Given exercise:
Using the data below, copy each line that includes the word "chart".

Data provided:
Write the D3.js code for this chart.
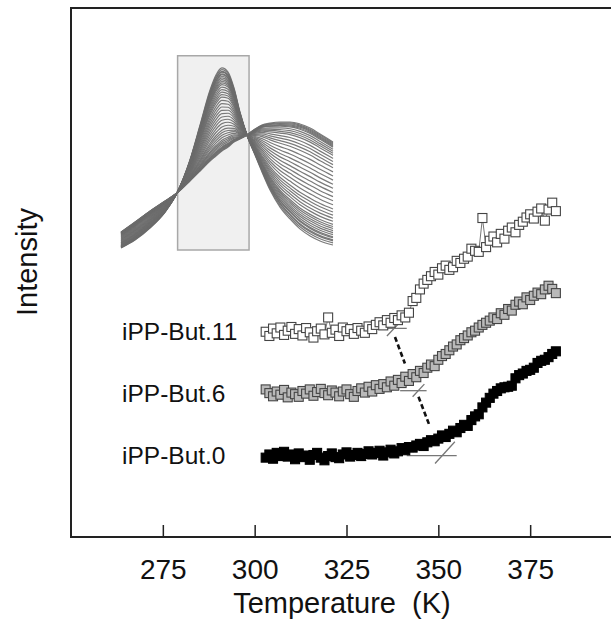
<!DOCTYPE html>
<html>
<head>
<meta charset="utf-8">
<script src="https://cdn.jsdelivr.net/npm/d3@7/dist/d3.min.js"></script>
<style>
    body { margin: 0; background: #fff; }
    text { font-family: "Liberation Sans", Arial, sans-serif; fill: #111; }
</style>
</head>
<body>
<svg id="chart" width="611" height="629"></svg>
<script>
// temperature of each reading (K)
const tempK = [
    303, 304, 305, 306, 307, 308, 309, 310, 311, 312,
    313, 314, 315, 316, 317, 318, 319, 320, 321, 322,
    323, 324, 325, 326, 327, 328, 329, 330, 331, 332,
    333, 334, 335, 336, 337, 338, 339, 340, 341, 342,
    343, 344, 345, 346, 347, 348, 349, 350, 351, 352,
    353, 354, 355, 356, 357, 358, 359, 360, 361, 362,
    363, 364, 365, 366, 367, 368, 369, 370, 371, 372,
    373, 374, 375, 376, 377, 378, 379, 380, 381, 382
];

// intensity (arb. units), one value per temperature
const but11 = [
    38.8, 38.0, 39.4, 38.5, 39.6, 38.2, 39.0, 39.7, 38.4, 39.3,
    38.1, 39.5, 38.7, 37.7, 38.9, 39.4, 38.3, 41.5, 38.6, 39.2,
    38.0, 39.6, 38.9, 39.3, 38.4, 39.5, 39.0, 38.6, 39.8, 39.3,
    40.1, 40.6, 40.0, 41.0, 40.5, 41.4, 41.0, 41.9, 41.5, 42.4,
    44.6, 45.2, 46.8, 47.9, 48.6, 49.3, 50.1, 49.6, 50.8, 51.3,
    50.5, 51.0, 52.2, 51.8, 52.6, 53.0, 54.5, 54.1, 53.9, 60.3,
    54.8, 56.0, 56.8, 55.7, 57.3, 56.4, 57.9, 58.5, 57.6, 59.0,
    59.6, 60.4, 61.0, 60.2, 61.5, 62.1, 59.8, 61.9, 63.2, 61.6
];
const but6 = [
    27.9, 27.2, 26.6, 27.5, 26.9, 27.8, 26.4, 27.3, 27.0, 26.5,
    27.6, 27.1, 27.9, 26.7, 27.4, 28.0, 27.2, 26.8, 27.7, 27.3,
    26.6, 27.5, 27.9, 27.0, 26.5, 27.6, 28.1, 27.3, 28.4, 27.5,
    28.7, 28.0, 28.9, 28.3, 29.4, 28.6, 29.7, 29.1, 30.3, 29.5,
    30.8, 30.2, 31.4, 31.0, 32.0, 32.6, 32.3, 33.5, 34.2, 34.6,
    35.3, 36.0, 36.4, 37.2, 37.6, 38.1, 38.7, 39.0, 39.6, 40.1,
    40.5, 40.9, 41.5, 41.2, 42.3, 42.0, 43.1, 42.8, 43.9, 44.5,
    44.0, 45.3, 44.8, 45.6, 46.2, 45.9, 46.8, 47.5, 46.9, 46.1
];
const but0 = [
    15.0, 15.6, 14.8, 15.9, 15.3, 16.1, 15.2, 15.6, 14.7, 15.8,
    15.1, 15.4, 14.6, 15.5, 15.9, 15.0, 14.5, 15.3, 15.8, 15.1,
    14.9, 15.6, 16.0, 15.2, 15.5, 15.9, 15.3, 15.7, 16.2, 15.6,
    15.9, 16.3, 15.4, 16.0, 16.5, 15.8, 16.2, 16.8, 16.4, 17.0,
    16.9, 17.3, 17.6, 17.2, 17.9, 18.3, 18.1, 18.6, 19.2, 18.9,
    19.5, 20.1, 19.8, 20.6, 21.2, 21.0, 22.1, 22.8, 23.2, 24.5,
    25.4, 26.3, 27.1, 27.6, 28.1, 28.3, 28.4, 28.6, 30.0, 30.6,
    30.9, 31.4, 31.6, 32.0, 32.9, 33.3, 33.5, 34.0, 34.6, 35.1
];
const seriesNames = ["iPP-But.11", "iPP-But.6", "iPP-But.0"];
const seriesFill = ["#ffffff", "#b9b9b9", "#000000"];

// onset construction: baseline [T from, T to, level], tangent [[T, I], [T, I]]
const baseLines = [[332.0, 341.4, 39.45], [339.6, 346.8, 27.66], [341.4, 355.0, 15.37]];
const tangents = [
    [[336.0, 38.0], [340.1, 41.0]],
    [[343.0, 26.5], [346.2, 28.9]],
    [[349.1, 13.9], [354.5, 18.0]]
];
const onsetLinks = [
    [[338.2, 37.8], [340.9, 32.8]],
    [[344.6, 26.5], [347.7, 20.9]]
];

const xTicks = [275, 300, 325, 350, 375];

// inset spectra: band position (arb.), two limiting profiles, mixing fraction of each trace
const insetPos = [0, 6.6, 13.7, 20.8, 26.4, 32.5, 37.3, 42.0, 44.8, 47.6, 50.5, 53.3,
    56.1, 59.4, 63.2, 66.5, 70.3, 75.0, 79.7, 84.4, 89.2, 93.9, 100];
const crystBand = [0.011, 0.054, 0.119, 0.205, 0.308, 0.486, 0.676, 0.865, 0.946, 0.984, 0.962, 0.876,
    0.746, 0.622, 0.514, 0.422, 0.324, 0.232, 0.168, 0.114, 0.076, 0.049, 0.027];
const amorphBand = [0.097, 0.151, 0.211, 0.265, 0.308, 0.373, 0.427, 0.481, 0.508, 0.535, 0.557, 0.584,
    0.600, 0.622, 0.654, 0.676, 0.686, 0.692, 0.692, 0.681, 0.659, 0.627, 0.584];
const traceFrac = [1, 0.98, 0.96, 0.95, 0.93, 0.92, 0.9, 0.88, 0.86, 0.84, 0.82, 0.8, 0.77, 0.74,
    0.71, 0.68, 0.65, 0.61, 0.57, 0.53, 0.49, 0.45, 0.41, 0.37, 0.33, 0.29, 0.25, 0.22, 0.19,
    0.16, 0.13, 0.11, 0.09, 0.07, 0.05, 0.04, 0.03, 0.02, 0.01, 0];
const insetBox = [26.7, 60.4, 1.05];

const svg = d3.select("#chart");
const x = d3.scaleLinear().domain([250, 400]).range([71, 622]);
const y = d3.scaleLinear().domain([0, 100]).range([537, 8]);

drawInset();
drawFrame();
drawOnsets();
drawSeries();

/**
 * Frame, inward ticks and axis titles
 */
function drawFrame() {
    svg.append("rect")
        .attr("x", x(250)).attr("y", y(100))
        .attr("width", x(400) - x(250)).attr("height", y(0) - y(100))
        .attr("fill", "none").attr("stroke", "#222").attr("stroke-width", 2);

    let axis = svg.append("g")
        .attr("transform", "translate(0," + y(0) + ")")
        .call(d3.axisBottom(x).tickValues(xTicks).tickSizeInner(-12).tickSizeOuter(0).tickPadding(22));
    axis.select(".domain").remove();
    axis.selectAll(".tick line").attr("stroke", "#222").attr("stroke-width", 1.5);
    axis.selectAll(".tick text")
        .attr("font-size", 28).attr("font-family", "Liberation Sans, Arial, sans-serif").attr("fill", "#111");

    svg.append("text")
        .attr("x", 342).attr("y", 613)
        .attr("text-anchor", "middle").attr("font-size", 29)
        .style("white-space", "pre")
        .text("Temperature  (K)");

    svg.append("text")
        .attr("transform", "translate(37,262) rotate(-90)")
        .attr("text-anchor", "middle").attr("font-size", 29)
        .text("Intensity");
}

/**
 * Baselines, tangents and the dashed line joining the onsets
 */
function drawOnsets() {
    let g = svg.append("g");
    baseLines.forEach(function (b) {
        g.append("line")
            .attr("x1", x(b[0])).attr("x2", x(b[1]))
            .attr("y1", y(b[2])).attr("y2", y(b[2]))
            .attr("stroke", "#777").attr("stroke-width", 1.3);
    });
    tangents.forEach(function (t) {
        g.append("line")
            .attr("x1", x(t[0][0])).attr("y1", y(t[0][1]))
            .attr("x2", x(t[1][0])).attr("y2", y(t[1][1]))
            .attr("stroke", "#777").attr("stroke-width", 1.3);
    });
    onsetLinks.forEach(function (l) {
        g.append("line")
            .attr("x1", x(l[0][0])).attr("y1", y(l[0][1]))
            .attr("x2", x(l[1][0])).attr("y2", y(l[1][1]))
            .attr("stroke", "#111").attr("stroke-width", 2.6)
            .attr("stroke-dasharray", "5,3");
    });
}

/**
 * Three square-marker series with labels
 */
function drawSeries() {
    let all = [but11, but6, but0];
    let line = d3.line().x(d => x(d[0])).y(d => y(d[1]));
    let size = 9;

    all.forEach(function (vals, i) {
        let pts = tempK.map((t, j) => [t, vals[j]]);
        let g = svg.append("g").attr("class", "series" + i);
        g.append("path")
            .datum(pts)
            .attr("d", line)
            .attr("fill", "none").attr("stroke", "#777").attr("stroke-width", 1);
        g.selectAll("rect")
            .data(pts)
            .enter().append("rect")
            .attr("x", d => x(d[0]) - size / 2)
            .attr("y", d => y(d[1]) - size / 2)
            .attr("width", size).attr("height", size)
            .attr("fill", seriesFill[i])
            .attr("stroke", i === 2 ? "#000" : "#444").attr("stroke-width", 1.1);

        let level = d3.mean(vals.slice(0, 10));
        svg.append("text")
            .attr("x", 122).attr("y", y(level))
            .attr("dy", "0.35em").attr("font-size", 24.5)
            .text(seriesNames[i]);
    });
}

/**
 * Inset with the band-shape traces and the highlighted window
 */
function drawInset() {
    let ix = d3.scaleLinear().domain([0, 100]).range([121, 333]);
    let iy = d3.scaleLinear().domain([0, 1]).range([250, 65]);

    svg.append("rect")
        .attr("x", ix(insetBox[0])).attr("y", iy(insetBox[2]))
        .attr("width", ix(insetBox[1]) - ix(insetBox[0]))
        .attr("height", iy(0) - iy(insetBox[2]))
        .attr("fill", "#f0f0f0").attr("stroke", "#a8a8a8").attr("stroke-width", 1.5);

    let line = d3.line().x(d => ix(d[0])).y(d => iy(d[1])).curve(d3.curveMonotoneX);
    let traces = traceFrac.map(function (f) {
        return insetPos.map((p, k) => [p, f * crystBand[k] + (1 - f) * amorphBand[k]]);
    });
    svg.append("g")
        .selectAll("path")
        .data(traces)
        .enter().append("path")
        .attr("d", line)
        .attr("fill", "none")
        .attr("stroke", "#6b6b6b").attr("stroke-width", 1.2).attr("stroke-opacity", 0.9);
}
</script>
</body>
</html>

Task result:
Write the D3.js code for this chart.
<svg id="chart" width="611" height="629"></svg>
const svg = d3.select("#chart");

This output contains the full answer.